Further, regarding checking the impact of individual elements of MVAIC, the findings of model two revealed that all four components, namely (HCE, SCE, CEE, and RCE), had a strong association with firms’ profitability. Additionally, government ownership (GVOWN) positively influenced ROA in both models. Therefore, it aligns with past studies (
Fauzi and Musallam 2015;
Tran et al. 2014). In addition, foreign ownership had positive and significant effects on ROA. Similarly, the same results were reported in prior studies (
Bentivogli and Mirenda 2017;
Kao et al. 2018;
Musallam 2015). From a practical perspective, this study would assist managers in using several IC components to detect, capture, and measure the numerous IC types that must not be overlooked to improve firm performance.
Furthermore, the findings could be helpful for potential investors who want to predict a firm’s future IC efficiency before making an investment decision. Additionally, policymakers and business managers may utilise the study results as a beginning point to design more effective methods for using IC resources to obtain competitive advantages. Furthermore, this study provides evidence to policymakers that increasing GVOWN and FROWN in Malaysian non-financial companies can improve corporate performance.

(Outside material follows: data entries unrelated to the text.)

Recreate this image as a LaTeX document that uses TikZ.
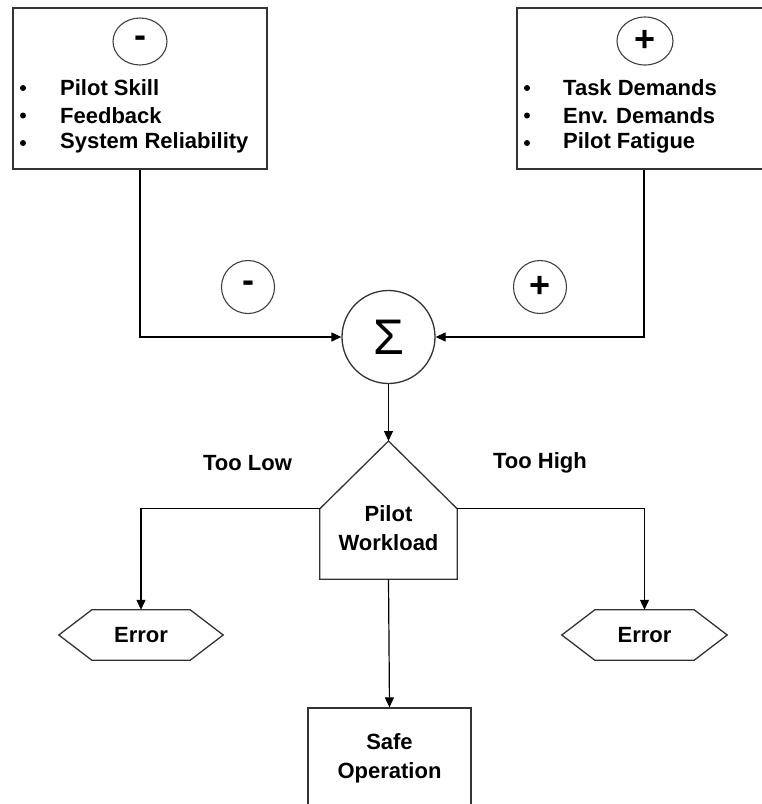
\documentclass[tikz,border=0pt]{standalone}
\usepackage{fontspec}
\setmainfont{Liberation Sans}
\newfontfamily\sigmafont{Liberation Sans}
\usetikzlibrary{arrows.meta,shapes.geometric}

\begin{document}
\begin{tikzpicture}[x=1pt,y=-1pt,
  box/.style={draw=black!80,line width=1.3pt,inner sep=0pt},
  outline/.style={draw=black!80,line width=1.3pt,line join=miter},
  sign/.style={draw=black!75,line width=1.1pt,inner sep=0pt,
    font=\fontsize{36}{36}\selectfont\bfseries},
  lbl/.style={inner sep=0pt,font=\fontsize{22}{29}\selectfont\bfseries},
  conn/.style={line width=1.2pt,-{Triangle[length=10pt,width=9pt]}},
  wire/.style={line width=1.2pt}]
\clip (0,0) rectangle (762,804);
%%% the two boxes of factors at the top
\node[box,minimum width=254pt,minimum height=161pt] (lbox) at (140,88.5) {};
\node[box,minimum width=254pt,minimum height=161pt] (rbox) at (644,88.5) {};
\node[sign,ellipse,minimum width=54pt,minimum height=47pt] (lsign) at (140,41.5) {-};
\node[sign,ellipse,minimum width=56pt,minimum height=48pt] (rsign) at (645,41) {+};
\foreach \t [count=\i from 0] in {Pilot Skill,Feedback,System Reliability} {
  \fill (23,88+27.5*\i) circle (3pt);
  \node[lbl,anchor=west] at (60,88+27.5*\i) {\t};
}
\foreach \t [count=\i from 0] in {Task Demands,Env. Demands,Pilot Fatigue} {
  \fill (527,88+27.5*\i) circle (3pt);
  \node[lbl,anchor=west] at (563,88+27.5*\i) {\t};
}
%
%%% summing point
\node[sign,circle,minimum size=53pt] (minus) at (248,287) {-};
\node[sign,circle,minimum size=53pt] (plus) at (540,287) {+};
\node[box,circle,minimum size=93pt,font=\sigmafont\fontsize{50}{50}\selectfont] (sum) at (388.5,337) {Σ};
\draw[conn] (lbox.south) |- (sum.west);
\draw[conn] (rbox.south) |- (sum.east);
%
%%% workload and outcomes
\node[inner sep=0pt,minimum width=137pt,minimum height=70pt] (load) at (388.5,544) {};
\coordinate (apex) at (388.5,441);
\draw[outline] (load.south west) -- (load.north west) -- (apex) -- (load.north east) -- (load.south east) -- cycle;
\node[lbl,align=center] (loadtext) at (388.5,528) {Pilot\\Workload};
\draw[conn] (sum.south) -- (apex);
\node[lbl] (low) at (247.5,463) {Too Low};
\node[lbl] (high) at (540,463) {Too High};
%
\node[lbl,minimum width=98pt,minimum height=50pt] (errL) at (141,635) {Error};
\node[lbl,minimum width=99pt,minimum height=50pt] (errR) at (644.5,635) {Error};
\foreach \n in {errL,errR}
  \draw[outline] (\n.north west) -- (\n.north east) -- ([xshift=33pt]\n.east)
    -- (\n.south east) -- (\n.south west) -- ([xshift=-33pt]\n.west) -- cycle;
\draw[conn] (load.north west) -| (errL.north);
\draw[conn] (load.north east) -| (errR.north);
%
\node[box,lbl,align=center,minimum width=163pt,minimum height=100pt] (safe) at (389.5,758) {Safe\\Operation};
\draw[conn] (load.south) -- (safe.north);
\end{tikzpicture}
\end{document}
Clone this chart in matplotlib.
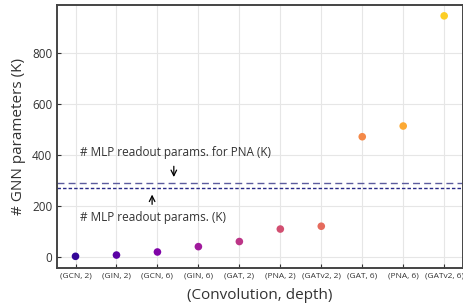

This study, like many others, has some limitations. Firstly, this study applies the MVAIC model for assessing IC efficiency. Future studies should consider the original VAIC model to test IC’s accuracy measure. Additionally, further studies may be undertaken using alternative methodologies for assessing IC efficiencies, such as the Balanced Scorecard, Skandia navigator, and National IC Index. Second, the MVAIC model is still questionable and criticized in the literature. Therefore, this study suggests that further research should add other components, such as innovation and process capital, to better understand and improve the MVAIC model. Third, the sample of this study is restricted to non-financial companies only. Future research might expand the study by incorporating financial firms and comparing financial and non-financial listed firms in Malaysia. In addition, future studies might be undertaken by collecting samples from other Asian nations. Fourth, this study focused only on two proxies of ownership structure with firm performance. Future research needs to be extended to investigate other dominant ownership variables, such as family, local ownership, etc., with different performance indicators such as asset turnover and market-based performance like Tobin’s Q. ratio and market/book value. Lastly, this study is limited to investigating the direct relationship between IC and firm performance. In this regard, further studies can investigate the moderating or mediating role of other variables, such as corporate governance mechanisms between IC and firm performance.